In cognitive psychology, there has been a history over the last 40 years of modeling simple two-choice decision processes². Successful models such as the diffusion model^3,4 assume the same gradual accumulation of evidence as the LATER model, but also include an additional crucial feature: the accumulation of information within a trial is assumed to be noisy. This allows the models to explain how error responses come about and also to predict accuracy, error response times, the shapes of response time distributions, and the effects of speed versus accuracy instructions.

To support LATER, the distribution of an inverse transformation of response times was shown to be normal, so that if cumulative frequency on a z-scale (cumulative normal scale) is plotted against 1/RT, then the result is a straight line. An approximately linear cumulative normal-1/RT function is produced when the transformation is applied to most distributions that are consistent with response time distributions (for example, inverse Gaussian, exGaussian⁵). LATER predicted the point at which the linear functions from two experimental conditions intersect, one condition in which subjects were instructed to respond as quickly as possible, and the other, as accurately as possible.

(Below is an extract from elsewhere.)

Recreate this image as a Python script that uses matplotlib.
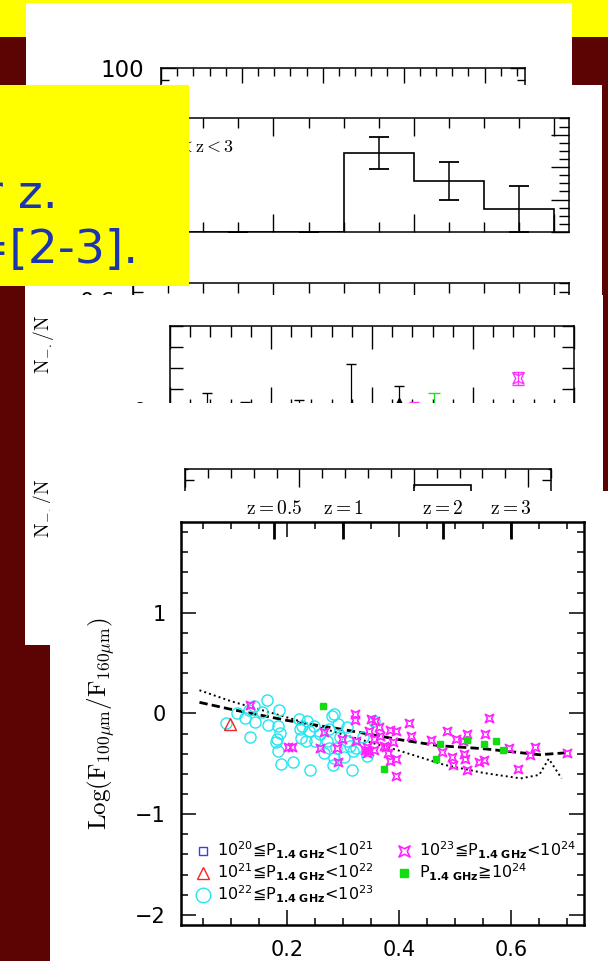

The diffusion model (Fig. 1) produces these same regularities. To show this, simulated data were generated from the diffusion model with parameter values chosen to produce accuracy rates and response times the same as those in Reddi and Carpenter's experiments, consistent with the ranges of values in published fits^6,7 (Fig. 2).

Figure 1: An illustration of the diffusion model showing sample paths.

The diffusion model assumes that information from a stimulus, represented by the mean drift rate v, is variable and is accumulated over time from the starting point z toward one or the other of the two response boundaries, a, for response A, or 0, for response B. The two sample paths each have mean drift rate v and correct response A, and within-trial variability causes one process to reach the correct boundary, a, but the other to reach the incorrect boundary, 0. The shape of response time distributions arises from the geometry of the diffusion process in a manner similar, but not identical, to LATER: as drift rate is incrementally decreased, increases in response time become larger, producing an increase in positive skew. Speed–accuracy tradeoffs are modeled by boundary settings: moving the boundaries apart gives greater accuracy and slower response times; moving the boundaries closer gives more errors and faster response times. Variability in drift rate and in starting point across trials give rise to slow and fast errors, respectively⁴.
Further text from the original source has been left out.